You know that the start dir is going to be followed by a '\', so you could do $plsname =~ s/^\Q$startdir\E\\//i; and the fourth line becomes redundant.

You could combine the 5th line at the same time: $plsname =~ s[^\Q$startdir\E\\(.+)$][$1.pls]i

The /g on the third line makes that pretty much impossible to combine with the rest; and single character substitutions are better done with tr/// giving:

my $plsname = $curdir; $plsname =~ s[^\Q$startdir\E\\(.+)$][$1.pls]i; $plsname =~ tr[\\][_]; print $plsname;; Schubert_Lieder_Terfel.pls

Is that better? Your call.


With the rise and rise of 'Social' network sites: 'Computers are making people easier to use everyday'
Examine what is said, not who speaks -- Silence betokens consent -- Love the truth but pardon error.
"Science is about questioning the status quo. Questioning authority". I knew I was on the right track :)
In the absence of evidence, opinion is indistinguishable from prejudice.

Replies are listed 'Best First'.
Re^2: Combining regexes
by davies (Prior) on May 21, 2016 at 15:52 UTC

    I'm not following your order, which may be a mistake, but anyway... "The /g on the third line makes that pretty much impossible to combine" is exactly the sort of guidance I was hoping to get.

    "single character substitutions are better done with tr///" is not something I have seen documented anywhere. Is this a question of experience, or something I should have found for myself?

    When I tried to sort out the backslash following the variable, I think I was trying to put it within the \Q\E part. Is this even possible? Things line \Q\E, quotemeta and qr are an area where my searches have been pretty fruitless. Are they identical? Are there any good docs on them?

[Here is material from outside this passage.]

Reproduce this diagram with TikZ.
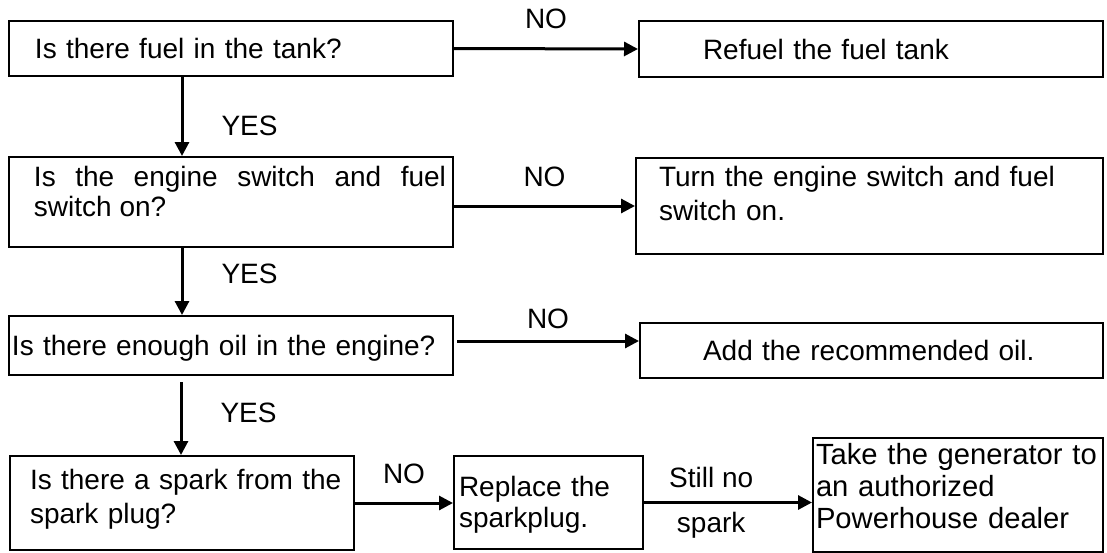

    A point on which I was expecting correction was another construct I tried to use without success. I have seen (and cargo culted) something like my ($plsname) = $curdir =~ regex;. Would that just mean having different operations on the same number of lines, or is there a better reason why it would be inappropriate here?

    Thanks for the help & regards,

    John Davies

      "single character substitutions are better done with tr///" is not something I have seen documented anywhere. Is this a question of experience, or something I should have found for myself?

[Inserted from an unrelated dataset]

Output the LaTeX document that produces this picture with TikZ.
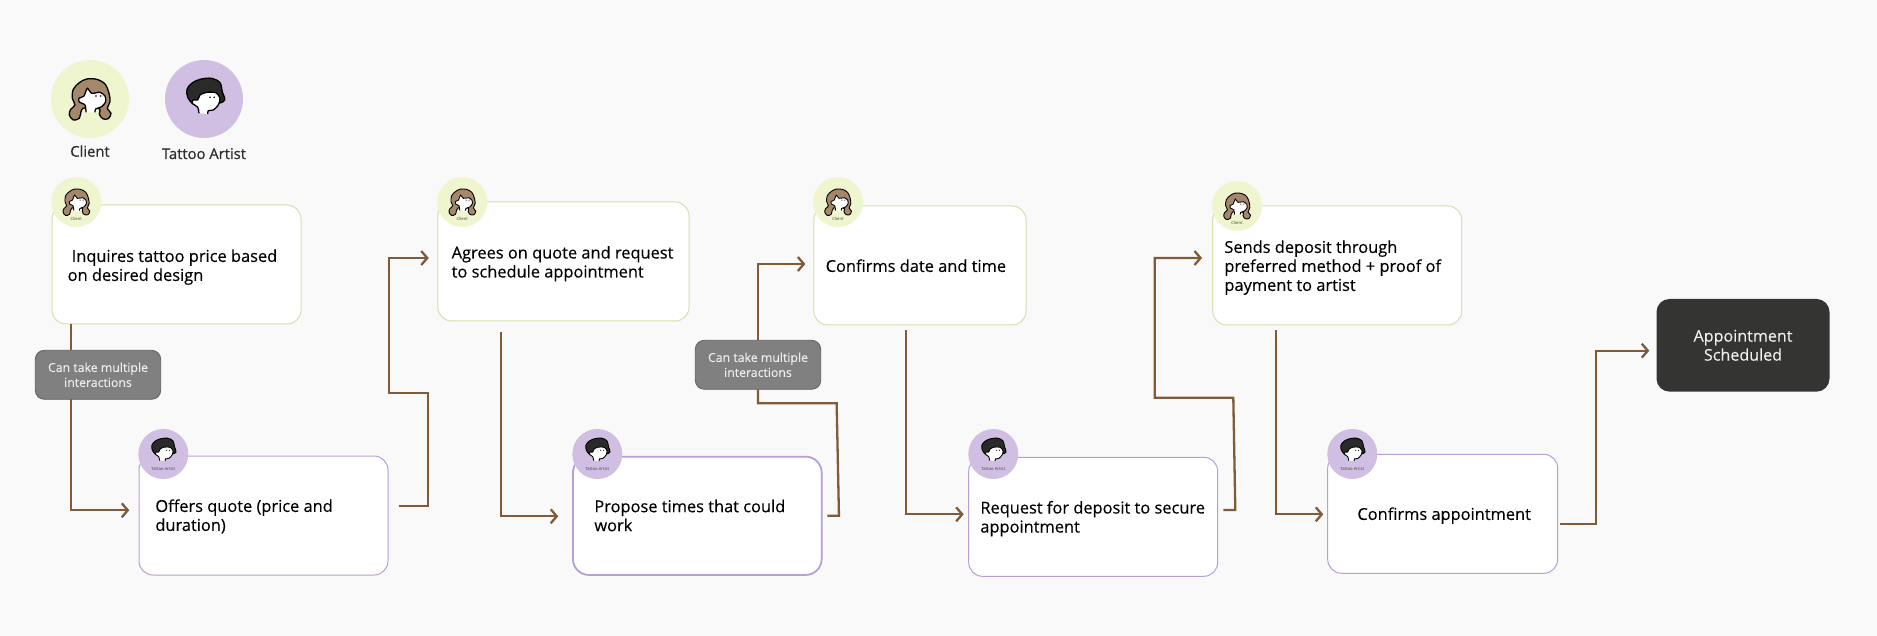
\documentclass[tikz,border=0pt]{standalone}
\usepackage{fontspec}
\setmainfont{Open Sans}
\usetikzlibrary{arrows.meta,calc}
\definecolor{bgc}{HTML}{F9F9F9}
\definecolor{cborder}{HTML}{D8DEAC}
\definecolor{aborder}{HTML}{B69FD6}
\definecolor{cfill}{HTML}{EEF5CF}
\definecolor{afill}{HTML}{D0BFE3}
\definecolor{connc}{HTML}{7F5B3A}
\definecolor{hairc}{HTML}{A5876B}
\definecolor{hairk}{HTML}{2A2A2A}
\definecolor{notec}{HTML}{808080}
\definecolor{endc}{HTML}{343432}
\tikzset{
  flowbox/.style={draw,fill=white,rounded corners=14pt,outer sep=0pt,inner sep=0pt,line width=1pt},
  clientbox/.style={flowbox,draw=cborder},
  artistbox/.style={flowbox,draw=aborder},
  boxtext/.style={anchor=north west,inner sep=0pt,align=left,text=black,font=\fontsize{16.4}{19}\selectfont\addfontfeature{FakeBold=0.25}},
  notebox/.style={draw=notec!75!black,fill=notec,rounded corners=9pt,outer sep=0pt,inner sep=0pt,line width=.8pt,
    minimum width=125.4pt,minimum height=49pt,align=center,text=white!93!black,font=\fontsize{12.3}{15}\selectfont\addfontfeature{FakeBold=0.15}},
  endbox/.style={fill=endc,rounded corners=13pt,outer sep=0pt,inner sep=0pt,minimum width=173pt,minimum height=92.7pt,
    align=center,text=white!94!black,font=\fontsize{16.1}{19}\selectfont\addfontfeature{FakeBold=0.15}},
  conn/.style={draw=connc,line width=2.3pt,line join=miter},
  arr/.style={conn,-{Straight Barb[length=6pt,width=14pt,line width=2.3pt]}},
  cav/.style={circle,fill=cfill,inner sep=0pt,outer sep=0pt,minimum size=50pt},
  aav/.style={circle,fill=afill,inner sep=0pt,outer sep=0pt,minimum size=50pt},
  tiny/.style={inner sep=0pt,text=black!75,font=\fontsize{4.2}{5}\selectfont},
  who/.style={inner sep=0pt,anchor=base,text=black!82,font=\fontsize{14.8}{17}\selectfont\addfontfeature{FakeBold=0.7}},
  clientface/.pic={
    \filldraw[fill=hairc,draw=black,line width=#1] plot[smooth cycle,tension=.55] coordinates {(-3.3,-20) (6.7,-19.7) (15,-15) (19,-5.7) (20,2.7) (17.3,9.3) (21,14.3) (18.3,19.7) (12.7,19.7) (9.3,15) (10,10.3) (3.3,8.3) (-6.7,9.3) (-9,12.7) (-10.7,19.3) (-16.7,21) (-20.7,16) (-19.3,10.3) (-15,6) (-17.7,-.7) (-16.7,-9.7) (-10.7,-16.3)};
    \filldraw[fill=white,draw=black,line width=#1] plot[smooth,tension=.45] coordinates {(5,13.3) (5.7,10) (11.7,7.7) (15.7,2.7) (15,-3) (10,-6.7) (1.7,-5.7) (-2.7,-10.7) (-6,-3) (-11,-.7) (-10.7,3) (-5,6) (-4,13.3)};
    \fill[black] (6,-3) circle (.9) (10.7,-3) circle (.9);
  },
  artistface/.pic={
    \filldraw[fill=hairk,draw=black,line width=#1] plot[smooth cycle,tension=.55] coordinates {(-4,-19.7) (7.7,-20.7) (16,-16.3) (18.3,-7.3) (20.7,1) (14.3,4.3) (-2.3,6) (-10.7,5) (-16.3,-1.7) (-17,-9.7) (-12.3,-15.7)};
    \filldraw[fill=white,draw=black,line width=#1] plot[smooth,tension=.45] coordinates {(3.7,15) (4.3,11.7) (9.3,11) (14.3,6) (16,-.7) (11.7,-6.3) (2.7,-6.7) (-4,-4) (-6.3,1) (-10.7,1) (-11.7,4.3) (-6.3,8.3) (-5,14.3)};
    \fill[black] (6,-1.7) circle (.9) (10.3,-1.7) circle (.9);
  },
}
\begin{document}
\begin{tikzpicture}[x=1pt,y=-1pt]
\fill[bgc] (0,0) rectangle (1877,636);
\useasboundingbox (0,0) rectangle (1877,636);

% legend
\node[cav,minimum size=78pt] (legc) at (90,99) {};
\node[aav,minimum size=78pt] (lega) at (204,99) {};
\pic[scale=1] at (legc.center) {clientface=1.3pt};
\pic[scale=1] at (lega.center) {artistface=1.3pt};
\node[who] (legct) at (90,156.7) {Client};
\node[who] (legat) at (204,159) {Tattoo Artist};

% boxes
\node[clientbox,minimum width=249pt,minimum height=119pt] (b1) at (176.5,264.5) {};
\node[clientbox,minimum width=251.3pt,minimum height=119pt] (b2) at (563.4,261.5) {};
\node[clientbox,minimum width=212.3pt,minimum height=119pt] (b3) at (919.9,265.5) {};
\node[clientbox,minimum width=249pt,minimum height=119pt] (b4) at (1337.2,265.5) {};
\node[artistbox,minimum width=249pt,minimum height=119pt] (a1) at (263.5,515.5) {};
\node[artistbox,minimum width=248.7pt,minimum height=118.3pt,line width=1.8pt,rounded corners=16pt] (a2) at (697.3,515.8) {};
\node[artistbox,minimum width=249pt,minimum height=119pt] (a3) at (1093.2,516.8) {};
\node[artistbox,minimum width=230pt,minimum height=119pt] (a4) at (1442.7,513.8) {};
\node[endbox] (end) at (1743,345.3) {Appointment\\Scheduled};
\node[notebox] (n1) at (98,374.8) {Can take multiple\\interactions};
\node[notebox] (n2) at (758,364.8) {Can take multiple\\interactions};

% box texts
\node[boxtext] (t1) at (67.5,248.4) {\strut\hspace*{4pt}Inquires tattoo price based\\on desired design};
\node[boxtext] (t2) at (451.5,245) {\strut Agrees on quote and request\\to schedule appointment};
\node[boxtext] (t3) at (825.5,258.4) {\strut Confirms date and time};
\node[boxtext] (t4) at (1224.2,239.4) {\strut Sends deposit through\\preferred method + proof of\\payment to artist};
\node[boxtext] (t5) at (155.2,498.4) {\strut Offers quote (price and\\duration)};
\node[boxtext] (t6) at (594.2,498.7) {\strut Propose times that could\\work};
\node[boxtext] (t7) at (980.2,500) {\strut Request for deposit to secure\\appointment};
\node[boxtext] (t8) at (1357.2,506.4) {\strut Confirms appointment};

% connectors
\draw[conn] ([xshift=-105.2pt]b1.south) -- ([xshift=-26.7pt]n1.north);
\draw[arr] ([xshift=-26.7pt]n1.south) |- ([xshift=-9.7pt,yshift=5.2pt]a1.west);
\draw[arr] ([xshift=11.3pt,yshift=9.8pt]a1.east) -- ++(29,0) -- ++(0,-112.7) -- ++(-39.3,0) |- ([xshift=-9pt,yshift=3.5pt]b2.west);
\draw[arr] ([xshift=-62.7pt,yshift=-11.3pt]b2.south) |- ([xshift=-14.7pt,yshift=-.5pt]a2.west);
\draw[conn] ([xshift=5.6pt,yshift=.1pt]a2.east) -- ++(11.7,0) -- ++(-2.3,-112.4) -| (n2.south);
\draw[arr] (n2.north) |- ([xshift=-8.4pt,yshift=1.5pt]b3.west);
\draw[arr] ([xshift=-14.2pt,yshift=-5pt]b3.south) |- ([xshift=-5pt,yshift=2.5pt]a3.west);
\draw[arr] ([xshift=5.6pt,yshift=6.8pt]a3.east) -- ++(12,0) -- ++(-2,-112.3) -- ++(-78.6,0) |- ([xshift=-10.7pt,yshift=7.5pt]b4.west);
\draw[arr] ([xshift=-61.5pt,yshift=-5pt]b4.south) |- ([xshift=-4.4pt,yshift=-.5pt]a4.west);
\draw[arr] ([xshift=2.6pt,yshift=-9.9pt]a4.east) -- ++(35.7,0) |- ([xshift=-7.2pt,yshift=-5.4pt]end.west);

% avatars on the boxes
\foreach \nm/\px/\py in {c1/76.3/202,c2/462.3/202,c3/838/202,c4/1237/206}{
  \node[cav] (\nm) at (\px,\py) {};
  \pic[scale=.64] at (\nm.center) {clientface=.9pt};
  \node[tiny] (\nm t) at ($(\nm.center)+(0,17.3)$) {Client};
}
\foreach \nm/\px/\py in {p1/163.3/454,p2/597.3/454,p3/993.3/454,p4/1352.3/454}{
  \node[aav] (\nm) at (\px,\py) {};
  \pic[scale=.64] at ($(\nm.center)+(-.5,-2.6)$) {artistface=.9pt};
  \node[tiny] (\nm t) at ($(\nm.center)+(0,15.3)$) {Tattoo Artist};
}
\end{tikzpicture}
\end{document}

      Um. Not sure about how I first learned it; probably reading a post hereabouts along time ago.

      The thing to note is that tr/// is dedicated to replacing single chars with other single chars; and builds a translation table at compile time. Ie. It does just that one thing and does all the preparations up front.

      On the other hand, s/// does all kind of stuff and has to interpret both the input specifications and replacements at runtime; so it is less efficient for this purpose.

      When I tried to sort out the backslash following the variable, I think I was trying to put it within the \Q\E part. Is this even possible?

      Backslashes pretty much always have to be escaped -- you can get away with them unescaped in single quotes if they don't come in front of a '.

      If you put \ inside: \Q\\E, the second backslash escapes the third and the E is just an ordinary E. If you do \Q\\\E, the backslash ends up doubled in the results.

      Things line \Q\E, quotemeta and qr are an area where my searches have been pretty fruitless. Are they identical?

      \Q\E do the same as quotemeta, but only to that subset of the string or search term to which they are applied.

      qr// is a quite different animal that is documented in http://perldoc.perl.org/perlop.html#Regexp-Quote-Like-Operators; and is intended for building regex strings, but turns out not to be as useful as you'd think because what it builds get re-interpreted if you include it as part of a another qr// or m// or s///.

      A point on which I was expecting correction was another construct I tried to use without success. I have seen (and cargo culted) something like my ($plsname) = $curdir =~ regex;

      In the form you've posted that would assign (the first) capture group in the regex to $plsname; which isn't applicable here.

      You could do ( my $plsname = $curdir ) =~ s/.../.../; which would do the assignment, then operated on the new variable; but it's much of a muchness.

      I always find it hard to answer 'how would I have learnt that' questions, because I've long since forgotten when/how I learnt them.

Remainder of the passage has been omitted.